Helping a buddy clean out his barn. Lots of equipment already sold.
Found these wheel weights. He thinks they fit a Farmall. 
Anyone know? 
Also found another single wheel weight. Still looking for its twin brother under piles of junk. 
Anyone know what tractor it belongs on?
Also, what's a good selling price for them? Are the Farmall weights worth more than they typical "buck a pound" because they're for a vintage tractor? 
Thanks


----------



## 8350HiTech (Jul 26, 2013)

I think a buck a pound applies more to suitcase weights than wheel weights, at least from advertised prices. Wheel weights seem more tied to supply and demand. They do look like a Farmall weight to me (only because I’ve been searching for weights lately and have looked at a lot of unspecified weights) but can’t say for sure.


----------



## haybaler101 (Nov 30, 2008)

The first 2 are IH for sure. The third I don’t know. First 2 will fit every IH tractor from 1939 to 1986.


----------



## chevytaHOE5674 (Mar 14, 2015)

The first are indeed farmall weights. I just bought some like it for a project that are 140lbs a piece for 50 bucks a pop and that is the going rate I've seen.

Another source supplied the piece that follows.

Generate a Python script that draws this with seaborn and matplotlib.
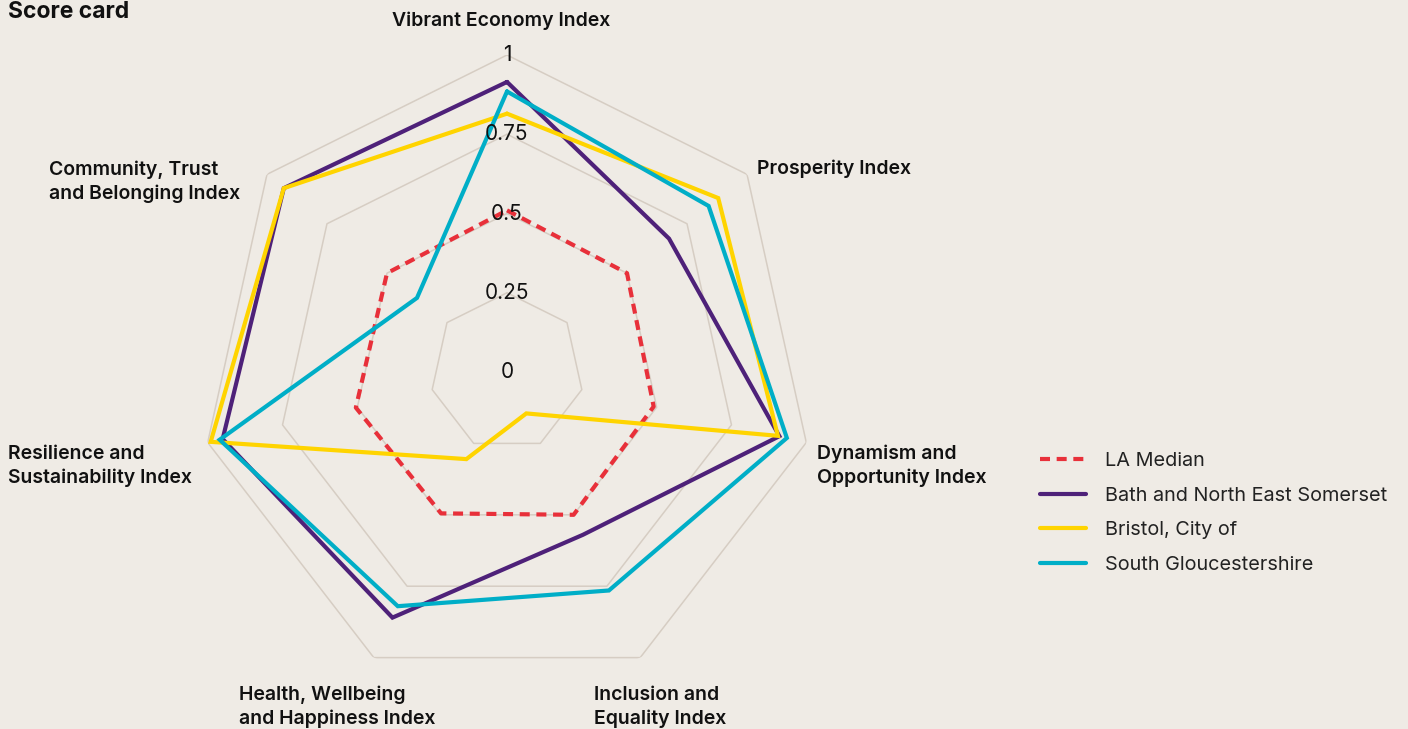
import numpy as np
import pandas as pd
import matplotlib
matplotlib.use("Agg")
import matplotlib.pyplot as plt
import seaborn as sns

# index names, clockwise from the top
categories = [
    "Vibrant Economy Index",
    "Prosperity Index",
    "Dynamism and\nOpportunity Index",
    "Inclusion and\nEquality Index",
    "Health, Wellbeing\nand Happiness Index",
    "Resilience and\nSustainability Index",
    "Community, Trust\nand Belonging Index",
]
series_names = ["LA Median", "Bath and North East Somerset", "Bristol, City of", "South Gloucestershire"]
la_median = [0.51, 0.50, 0.49, 0.50, 0.495, 0.505, 0.50]
bath = [0.915, 0.675, 0.91, 0.57, 0.86, 0.95, 0.93]
bristol = [0.815, 0.88, 0.905, 0.145, 0.305, 0.99, 0.93]
south_glos = [0.885, 0.84, 0.935, 0.765, 0.82, 0.96, 0.375]
ring_values = [0.25, 0.5, 0.75, 1.0]
ring_labels = ["0", "0.25", "0.5", "0.75", "1"]

colors = ["#E8303A", "#4E2179", "#FFD400", "#00AEC7"]
bg = "#EFEBE5"
grid_col = "#D6CDC3"

sns.set_theme(style="white")
plt.rcParams['font.family'] = ['Inter', 'DejaVu Sans']

n = len(categories)
angles = np.linspace(0, 2 * np.pi, n, endpoint=False)
angles_closed = np.append(angles, 2 * np.pi)

rows = []
for name, vals in zip(series_names, [la_median, bath, bristol, south_glos]):
    for a, v in zip(angles_closed, list(vals) + [vals[0]]):
        rows.append([name, a, v])
df = pd.DataFrame(rows, columns=["area", "theta", "score"])

fig = plt.figure(figsize=(14.08, 7.29), dpi=100, facecolor=bg)
ax = fig.add_axes([200 / 1408, 40 / 729, 614 / 1408, 634 / 729], projection="polar")
ax.set_facecolor("none")
ax.set_theta_zero_location("N")
ax.set_theta_direction(-1)

sns.lineplot(data=df, x="theta", y="score", hue="area", style="area",
             hue_order=series_names, style_order=series_names,
             palette=colors, dashes={series_names[0]: (2.4, 1.6), series_names[1]: "",
                                     series_names[2]: "", series_names[3]: ""},
             sort=True, estimator=None, linewidth=3, legend=False, ax=ax, zorder=3)
data_lines = list(ax.lines)
for ln in data_lines:
    ln.set_solid_joinstyle("miter")
    ln.set_dash_capstyle("butt")

# heptagon grid rings
for v in ring_values:
    ax.plot(angles_closed, [v] * len(angles_closed), color=grid_col, lw=1.1, zorder=1)

ax.set_ylim(0, 1)
ax.set_xticks([])
ax.set_yticks([])
ax.grid(False)
ax.spines["polar"].set_visible(False)
ax.set_xlabel("")
ax.set_ylabel("")
ax.set_aspect("auto")

for v, lab in zip([0] + ring_values, ring_labels):
    ax.text(0, v, lab, ha="center", va="center", fontsize=15, color="#111111", zorder=5)

# category labels (pixel positions from the top-left)
label_pos = [
    (501, 21, "center"),
    (757, 169, "left"),
    (817, 466, "left"),
    (594, 707, "left"),
    (239, 707, "left"),
    (8, 466, "left"),
    (49, 182, "left"),
]
for lab, (px, py, ha) in zip(categories, label_pos):
    fig.text(px / 1408, 1 - py / 729, lab, ha=ha, va="center", fontsize=14,
             fontweight="semibold", color="#111111", linespacing=1.38)

fig.text(8 / 1408, 1 - 12 / 729, "Score card", ha="left", va="center",
         fontsize=16.5, fontweight="bold", color="#111111")

leg = fig.legend(data_lines, series_names, loc="upper left",
                 bbox_to_anchor=(1040 / 1408, 1 - 452 / 729), frameon=False,
                 fontsize=14.3, handlelength=2.3, handletextpad=0.95,
                 labelspacing=0.84, borderpad=0, borderaxespad=0)
for t in leg.get_texts():
    t.set_color("#222222")

fig.savefig("out.png", dpi=100, facecolor=bg)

The single weight is an f&h generic weight. Used to be sold by coops and such to be adapted to whatever.


----------



## BWfarms (Aug 3, 2015)

The last one is an French & Hecht. This particular one will fit most of the older JD and Farmalls. They only nest with another F&H.

No clue on values other than it is usually in the eye of the beholder. At a minimum the going scrap price.


----------



## Farmerbrown2 (Sep 25, 2018)

I remember we had f&h weights on a Farmall F30 we sold when I was a kid .


----------



## Shetland Sheepdog (Mar 31, 2011)

I think that F&H also made wheels for converting the old steel wheeled tractors to rubber.


----------